As an example, when pretty printed, the entry for the 1907 peace prize should look like this:
{
"year": 1907,
"prize": "peace",
"numWinners": 2,
"winners": [
"Ernesto Teodoro Moneta",
"Louis Renault"
]
}
The final output should be in JSON format (all on one line not pretty printed) and should be sent to a file named NobelPrizeList.json
.
A Warning and a Tip
The prizes awarded to organisations rather than specific people are likely to trigger a subtle bug in your output — a trailing space at the end of the name due to the fact that the dictionaries representing laureates that are organisations rather than people have no surnames.
To get full credit you should remove this trailing space using the same technique used to remove the leading and trailing quotation marks in one of the examples in this instalment.
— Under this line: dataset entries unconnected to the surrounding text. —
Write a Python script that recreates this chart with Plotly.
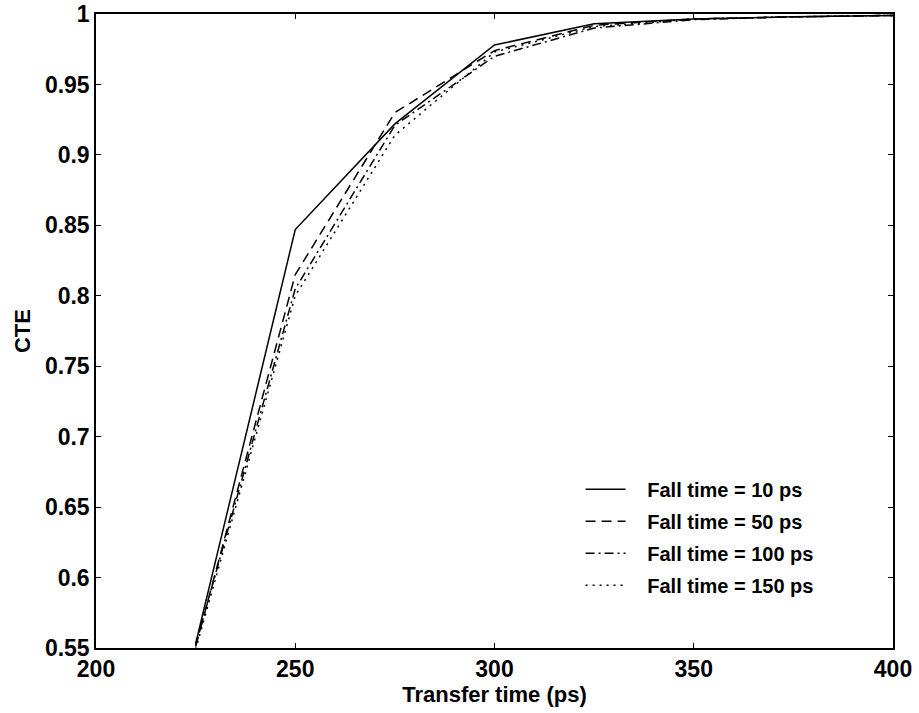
import plotly.graph_objects as go

transfer_time = [225, 250, 275, 300, 325, 350, 375, 400]
cte_10 = [0.553, 0.847, 0.922, 0.978, 0.993, 0.9965, 0.998, 0.999]
cte_50 = [0.551, 0.815, 0.930, 0.974, 0.992, 0.9965, 0.998, 0.999]
cte_100 = [0.552, 0.805, 0.921, 0.970, 0.990, 0.996, 0.998, 0.999]
cte_150 = [0.549, 0.800, 0.914, 0.973, 0.991, 0.9965, 0.998, 0.999]
series_names = ["Fall time = 10 ps", "Fall time = 50 ps", "Fall time = 100 ps", "Fall time = 150 ps"]
x_ticks = [200, 250, 300, 350, 400]
y_ticks = [0.55, 0.6, 0.65, 0.7, 0.75, 0.8, 0.85, 0.9, 0.95, 1.0]
y_tick_labels = ["0.55", "0.6", "0.65", "0.7", "0.75", "0.8", "0.85", "0.9", "0.95", "1"]

dashes = ["solid", "10px,6px", "9px,4px,2px,4px", "2px,5px"]
series = [cte_10, cte_50, cte_100, cte_150]

fig = go.Figure()
for i, (name, ys) in enumerate(zip(series_names, series)):
    fig.add_trace(go.Scatter(
        x=transfer_time, y=ys, mode="lines",
        name="\u00a0\u00a0\u00a0" + name,
        legendgroup=f"g{i}",
        line=dict(color="black", width=1.5, dash=dashes[i]),
    ))

font_family = "Liberation Sans, Arial, sans-serif"
fig.update_layout(
    width=919, height=713,
    margin=dict(l=96, r=26, t=14, b=65),
    paper_bgcolor="white", plot_bgcolor="white",
    font=dict(family=font_family, color="black"),
    showlegend=True,
    legend=dict(
        x=0.608, y=0.281, xanchor="left", yanchor="top",
        bgcolor="rgba(0,0,0,0)", borderwidth=0,
        font=dict(size=20, family=font_family, weight="bold", color="black"),
        tracegroupgap=3, itemwidth=40,
    ),
)
fig.update_xaxes(
    range=[200, 400], tickvals=x_ticks, ticktext=[str(v) for v in x_ticks],
    ticks="inside", ticklen=5, tickcolor="black", tickwidth=1,
    showline=True, linecolor="black", linewidth=1.5, mirror="ticks",
    showgrid=False, zeroline=False, ticklabeloverflow="allow", automargin=False,
    tickfont=dict(size=23, family=font_family, weight="bold"),
    title=dict(text="Transfer time (ps)", font=dict(size=22, family=font_family, weight="bold"), standoff=2),
)
fig.update_yaxes(
    range=[0.55, 1.0], tickvals=y_ticks, ticktext=y_tick_labels,
    ticks="inside", ticklen=5, tickcolor="black", tickwidth=1,
    showline=True, linecolor="black", linewidth=1.5, mirror="ticks",
    showgrid=False, zeroline=False, ticklabeloverflow="allow", automargin=False,
    tickfont=dict(size=23, family=font_family, weight="bold"),
    title=dict(text="CTE", font=dict(size=22, family=font_family, weight="bold"), standoff=8),
)

fig.write_html("out.html")
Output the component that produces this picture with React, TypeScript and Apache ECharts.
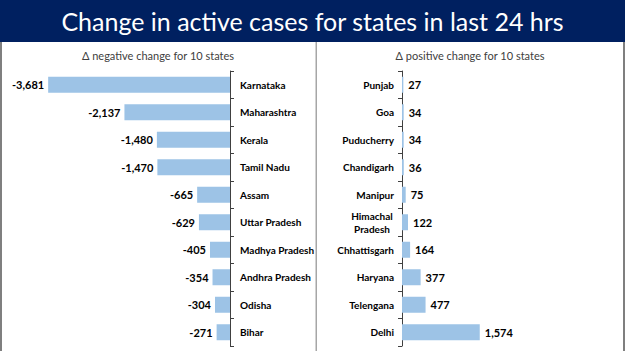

A good test for your logic is the 1904 peace prize, the dictionary for which should look like:
{
"year": 1904,
"prize": "peace",
"numWinners": 1,
"winners": [
"Institute of International Law"
]
}
Purely for bonus credit, you can avoid the need to trim the space from the end of organisational winners by ensuring it never gets added. One way to achieve this is to combine the following jq functions and operators:
- The alternate operator (
//
) - The
empty
function — we’ve not seen it yet, but it takes no arguments and returns absolute nothingness - The
join
function
Note that ["Bob", "Dylan"] | join(" ")
results in "Bob Dylan"
, but ["Bob"] | join(" ")
results in just "Bob"
.
Final Thoughts
We’ve now seen how we can construct our own data structures by cherry picking information from the input data structure. In this instalment, that data was un-changed. In the next instalment we’ll take data transformation to the next level by looking at some of the many operators and functions the jq language provides for processing data, including arithmetic operators, string transformations, and manipulations of larger data structures like arrays and dictionaries.